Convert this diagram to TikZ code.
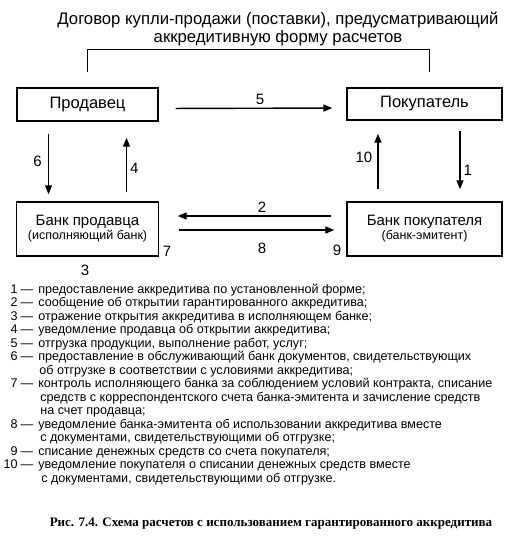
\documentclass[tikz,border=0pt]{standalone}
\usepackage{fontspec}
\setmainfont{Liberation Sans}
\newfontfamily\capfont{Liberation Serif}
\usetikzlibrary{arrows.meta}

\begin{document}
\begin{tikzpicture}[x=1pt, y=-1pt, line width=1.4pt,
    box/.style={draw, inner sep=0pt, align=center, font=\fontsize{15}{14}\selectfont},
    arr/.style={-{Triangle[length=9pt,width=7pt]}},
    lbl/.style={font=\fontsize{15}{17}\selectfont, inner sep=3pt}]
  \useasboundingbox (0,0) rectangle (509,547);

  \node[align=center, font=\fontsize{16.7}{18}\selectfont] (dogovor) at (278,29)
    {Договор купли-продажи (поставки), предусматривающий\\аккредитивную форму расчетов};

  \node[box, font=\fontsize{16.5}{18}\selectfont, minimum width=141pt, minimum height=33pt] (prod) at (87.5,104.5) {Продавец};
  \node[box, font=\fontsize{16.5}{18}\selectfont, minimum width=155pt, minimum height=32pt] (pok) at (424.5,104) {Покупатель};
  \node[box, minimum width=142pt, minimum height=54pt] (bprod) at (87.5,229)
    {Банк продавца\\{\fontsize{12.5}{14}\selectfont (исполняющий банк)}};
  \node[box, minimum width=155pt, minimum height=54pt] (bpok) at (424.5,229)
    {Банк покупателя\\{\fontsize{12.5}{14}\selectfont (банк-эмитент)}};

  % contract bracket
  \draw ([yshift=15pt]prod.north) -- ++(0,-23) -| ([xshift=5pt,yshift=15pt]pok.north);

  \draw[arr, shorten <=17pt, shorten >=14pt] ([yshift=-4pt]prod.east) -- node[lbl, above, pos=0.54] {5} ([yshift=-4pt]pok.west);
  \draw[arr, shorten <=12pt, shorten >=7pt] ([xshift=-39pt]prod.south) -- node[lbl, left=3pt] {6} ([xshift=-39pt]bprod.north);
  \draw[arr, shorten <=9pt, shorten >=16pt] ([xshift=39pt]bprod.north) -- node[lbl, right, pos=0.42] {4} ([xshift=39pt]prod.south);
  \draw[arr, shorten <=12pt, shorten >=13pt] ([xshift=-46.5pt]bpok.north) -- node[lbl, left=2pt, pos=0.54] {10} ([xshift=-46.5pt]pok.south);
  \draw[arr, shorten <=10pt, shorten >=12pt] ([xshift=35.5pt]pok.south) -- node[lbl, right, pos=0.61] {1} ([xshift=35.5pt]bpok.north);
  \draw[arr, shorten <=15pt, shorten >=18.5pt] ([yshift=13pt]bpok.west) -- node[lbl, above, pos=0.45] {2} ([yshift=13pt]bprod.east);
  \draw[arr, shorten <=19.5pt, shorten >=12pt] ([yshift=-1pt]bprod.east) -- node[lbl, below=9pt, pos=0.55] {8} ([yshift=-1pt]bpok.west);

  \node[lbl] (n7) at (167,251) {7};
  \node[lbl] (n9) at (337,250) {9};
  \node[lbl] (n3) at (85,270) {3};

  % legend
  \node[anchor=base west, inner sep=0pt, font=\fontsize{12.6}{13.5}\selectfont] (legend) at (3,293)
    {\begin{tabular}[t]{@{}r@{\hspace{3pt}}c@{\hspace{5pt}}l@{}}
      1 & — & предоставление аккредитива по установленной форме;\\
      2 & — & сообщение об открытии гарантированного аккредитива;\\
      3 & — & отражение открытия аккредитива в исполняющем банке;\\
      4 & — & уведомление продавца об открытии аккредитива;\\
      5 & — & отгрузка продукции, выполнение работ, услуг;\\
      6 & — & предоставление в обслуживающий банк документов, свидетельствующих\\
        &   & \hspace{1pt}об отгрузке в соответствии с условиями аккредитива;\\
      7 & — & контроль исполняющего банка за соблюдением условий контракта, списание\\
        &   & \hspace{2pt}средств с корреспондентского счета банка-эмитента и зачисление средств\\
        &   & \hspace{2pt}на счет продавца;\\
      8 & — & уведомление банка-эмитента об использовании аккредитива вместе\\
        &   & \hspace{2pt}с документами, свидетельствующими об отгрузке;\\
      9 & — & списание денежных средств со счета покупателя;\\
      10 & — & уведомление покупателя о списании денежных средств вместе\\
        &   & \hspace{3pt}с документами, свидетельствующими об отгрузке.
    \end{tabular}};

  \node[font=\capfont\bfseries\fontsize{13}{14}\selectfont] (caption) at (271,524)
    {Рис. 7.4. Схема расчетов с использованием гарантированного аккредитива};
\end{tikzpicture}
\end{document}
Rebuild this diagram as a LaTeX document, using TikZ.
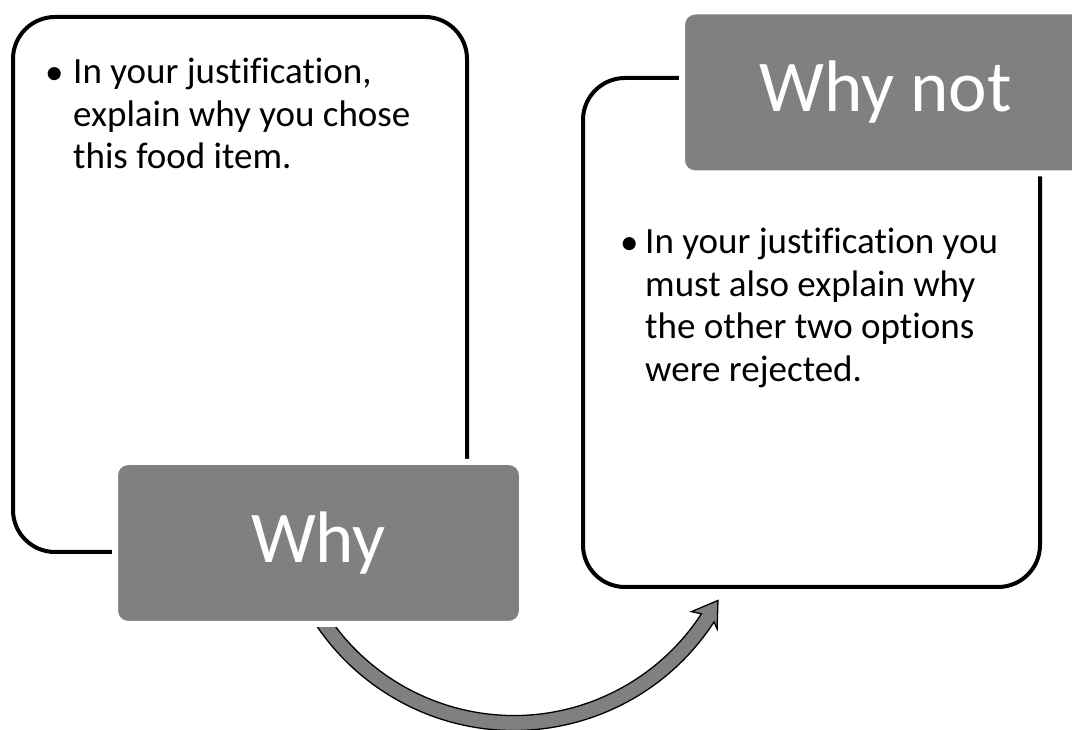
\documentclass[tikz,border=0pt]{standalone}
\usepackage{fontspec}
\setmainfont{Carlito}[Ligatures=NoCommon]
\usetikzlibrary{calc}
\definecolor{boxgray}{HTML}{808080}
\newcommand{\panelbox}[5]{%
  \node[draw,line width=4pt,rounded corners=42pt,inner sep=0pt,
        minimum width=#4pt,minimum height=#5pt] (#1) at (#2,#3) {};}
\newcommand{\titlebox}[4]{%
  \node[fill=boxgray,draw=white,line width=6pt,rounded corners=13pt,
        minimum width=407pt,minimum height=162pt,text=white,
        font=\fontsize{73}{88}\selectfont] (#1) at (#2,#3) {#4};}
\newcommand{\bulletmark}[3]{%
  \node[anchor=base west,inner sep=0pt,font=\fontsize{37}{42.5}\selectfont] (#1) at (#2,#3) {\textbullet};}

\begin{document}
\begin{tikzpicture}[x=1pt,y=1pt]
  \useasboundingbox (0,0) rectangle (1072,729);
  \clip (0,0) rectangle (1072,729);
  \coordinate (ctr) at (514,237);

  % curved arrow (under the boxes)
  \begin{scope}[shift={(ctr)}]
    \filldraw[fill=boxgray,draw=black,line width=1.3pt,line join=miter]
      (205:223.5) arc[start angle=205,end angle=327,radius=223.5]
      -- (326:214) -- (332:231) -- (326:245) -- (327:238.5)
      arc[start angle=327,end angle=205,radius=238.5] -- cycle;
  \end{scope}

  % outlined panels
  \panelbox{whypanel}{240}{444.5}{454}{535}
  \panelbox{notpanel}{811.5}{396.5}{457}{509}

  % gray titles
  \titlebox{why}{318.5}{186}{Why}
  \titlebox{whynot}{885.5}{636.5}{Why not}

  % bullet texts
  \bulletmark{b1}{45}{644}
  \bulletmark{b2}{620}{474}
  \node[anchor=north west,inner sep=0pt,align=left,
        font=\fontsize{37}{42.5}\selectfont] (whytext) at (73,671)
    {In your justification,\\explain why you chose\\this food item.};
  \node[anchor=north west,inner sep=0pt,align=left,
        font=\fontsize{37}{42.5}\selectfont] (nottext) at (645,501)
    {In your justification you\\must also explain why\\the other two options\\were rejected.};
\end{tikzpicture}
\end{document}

**Set task:**
Word for word, quote the full listing, omitting every picture.

**Full output:**
Convert this diagram to TikZ code.
\documentclass[tikz,border=0pt]{standalone}
\usepackage{fontspec}
\setmainfont{Liberation Sans}
\newfontfamily\capfont{Liberation Serif}
\usetikzlibrary{arrows.meta}

\begin{document}
\begin{tikzpicture}[x=1pt, y=-1pt, line width=1.4pt,
    box/.style={draw, inner sep=0pt, align=center, font=\fontsize{15}{14}\selectfont},
    arr/.style={-{Triangle[length=9pt,width=7pt]}},
    lbl/.style={font=\fontsize{15}{17}\selectfont, inner sep=3pt}]
  \useasboundingbox (0,0) rectangle (509,547);

  \node[align=center, font=\fontsize{16.7}{18}\selectfont] (dogovor) at (278,29)
    {Договор купли-продажи (поставки), предусматривающий\\аккредитивную форму расчетов};

  \node[box, font=\fontsize{16.5}{18}\selectfont, minimum width=141pt, minimum height=33pt] (prod) at (87.5,104.5) {Продавец};
  \node[box, font=\fontsize{16.5}{18}\selectfont, minimum width=155pt, minimum height=32pt] (pok) at (424.5,104) {Покупатель};
  \node[box, minimum width=142pt, minimum height=54pt] (bprod) at (87.5,229)
    {Банк продавца\\{\fontsize{12.5}{14}\selectfont (исполняющий банк)}};
  \node[box, minimum width=155pt, minimum height=54pt] (bpok) at (424.5,229)
    {Банк покупателя\\{\fontsize{12.5}{14}\selectfont (банк-эмитент)}};

  % contract bracket
  \draw ([yshift=15pt]prod.north) -- ++(0,-23) -| ([xshift=5pt,yshift=15pt]pok.north);

  \draw[arr, shorten <=17pt, shorten >=14pt] ([yshift=-4pt]prod.east) -- node[lbl, above, pos=0.54] {5} ([yshift=-4pt]pok.west);
  \draw[arr, shorten <=12pt, shorten >=7pt] ([xshift=-39pt]prod.south) -- node[lbl, left=3pt] {6} ([xshift=-39pt]bprod.north);
  \draw[arr, shorten <=9pt, shorten >=16pt] ([xshift=39pt]bprod.north) -- node[lbl, right, pos=0.42] {4} ([xshift=39pt]prod.south);
  \draw[arr, shorten <=12pt, shorten >=13pt] ([xshift=-46.5pt]bpok.north) -- node[lbl, left=2pt, pos=0.54] {10} ([xshift=-46.5pt]pok.south);
  \draw[arr, shorten <=10pt, shorten >=12pt] ([xshift=35.5pt]pok.south) -- node[lbl, right, pos=0.61] {1} ([xshift=35.5pt]bpok.north);
  \draw[arr, shorten <=15pt, shorten >=18.5pt] ([yshift=13pt]bpok.west) -- node[lbl, above, pos=0.45] {2} ([yshift=13pt]bprod.east);
  \draw[arr, shorten <=19.5pt, shorten >=12pt] ([yshift=-1pt]bprod.east) -- node[lbl, below=9pt, pos=0.55] {8} ([yshift=-1pt]bpok.west);

  \node[lbl] (n7) at (167,251) {7};
  \node[lbl] (n9) at (337,250) {9};
  \node[lbl] (n3) at (85,270) {3};

  % legend
  \node[anchor=base west, inner sep=0pt, font=\fontsize{12.6}{13.5}\selectfont] (legend) at (3,293)
    {\begin{tabular}[t]{@{}r@{\hspace{3pt}}c@{\hspace{5pt}}l@{}}
      1 & — & предоставление аккредитива по установленной форме;\\
      2 & — & сообщение об открытии гарантированного аккредитива;\\
      3 & — & отражение открытия аккредитива в исполняющем банке;\\
      4 & — & уведомление продавца об открытии аккредитива;\\
      5 & — & отгрузка продукции, выполнение работ, услуг;\\
      6 & — & предоставление в обслуживающий банк документов, свидетельствующих\\
        &   & \hspace{1pt}об отгрузке в соответствии с условиями аккредитива;\\
      7 & — & контроль исполняющего банка за соблюдением условий контракта, списание\\
        &   & \hspace{2pt}средств с корреспондентского счета банка-эмитента и зачисление средств\\
        &   & \hspace{2pt}на счет продавца;\\
      8 & — & уведомление банка-эмитента об использовании аккредитива вместе\\
        &   & \hspace{2pt}с документами, свидетельствующими об отгрузке;\\
      9 & — & списание денежных средств со счета покупателя;\\
      10 & — & уведомление покупателя о списании денежных средств вместе\\
        &   & \hspace{3pt}с документами, свидетельствующими об отгрузке.
    \end{tabular}};

  \node[font=\capfont\bfseries\fontsize{13}{14}\selectfont] (caption) at (271,524)
    {Рис. 7.4. Схема расчетов с использованием гарантированного аккредитива};
\end{tikzpicture}
\end{document}
Rebuild this diagram as a LaTeX document, using TikZ.
\documentclass[tikz,border=0pt]{standalone}
\usepackage{fontspec}
\setmainfont{Carlito}[Ligatures=NoCommon]
\usetikzlibrary{calc}
\definecolor{boxgray}{HTML}{808080}
\newcommand{\panelbox}[5]{%
  \node[draw,line width=4pt,rounded corners=42pt,inner sep=0pt,
        minimum width=#4pt,minimum height=#5pt] (#1) at (#2,#3) {};}
\newcommand{\titlebox}[4]{%
  \node[fill=boxgray,draw=white,line width=6pt,rounded corners=13pt,
        minimum width=407pt,minimum height=162pt,text=white,
        font=\fontsize{73}{88}\selectfont] (#1) at (#2,#3) {#4};}
\newcommand{\bulletmark}[3]{%
  \node[anchor=base west,inner sep=0pt,font=\fontsize{37}{42.5}\selectfont] (#1) at (#2,#3) {\textbullet};}

\begin{document}
\begin{tikzpicture}[x=1pt,y=1pt]
  \useasboundingbox (0,0) rectangle (1072,729);
  \clip (0,0) rectangle (1072,729);
  \coordinate (ctr) at (514,237);

  % curved arrow (under the boxes)
  \begin{scope}[shift={(ctr)}]
    \filldraw[fill=boxgray,draw=black,line width=1.3pt,line join=miter]
      (205:223.5) arc[start angle=205,end angle=327,radius=223.5]
      -- (326:214) -- (332:231) -- (326:245) -- (327:238.5)
      arc[start angle=327,end angle=205,radius=238.5] -- cycle;
  \end{scope}

  % outlined panels
  \panelbox{whypanel}{240}{444.5}{454}{535}
  \panelbox{notpanel}{811.5}{396.5}{457}{509}

  % gray titles
  \titlebox{why}{318.5}{186}{Why}
  \titlebox{whynot}{885.5}{636.5}{Why not}

  % bullet texts
  \bulletmark{b1}{45}{644}
  \bulletmark{b2}{620}{474}
  \node[anchor=north west,inner sep=0pt,align=left,
        font=\fontsize{37}{42.5}\selectfont] (whytext) at (73,671)
    {In your justification,\\explain why you chose\\this food item.};
  \node[anchor=north west,inner sep=0pt,align=left,
        font=\fontsize{37}{42.5}\selectfont] (nottext) at (645,501)
    {In your justification you\\must also explain why\\the other two options\\were rejected.};
\end{tikzpicture}
\end{document}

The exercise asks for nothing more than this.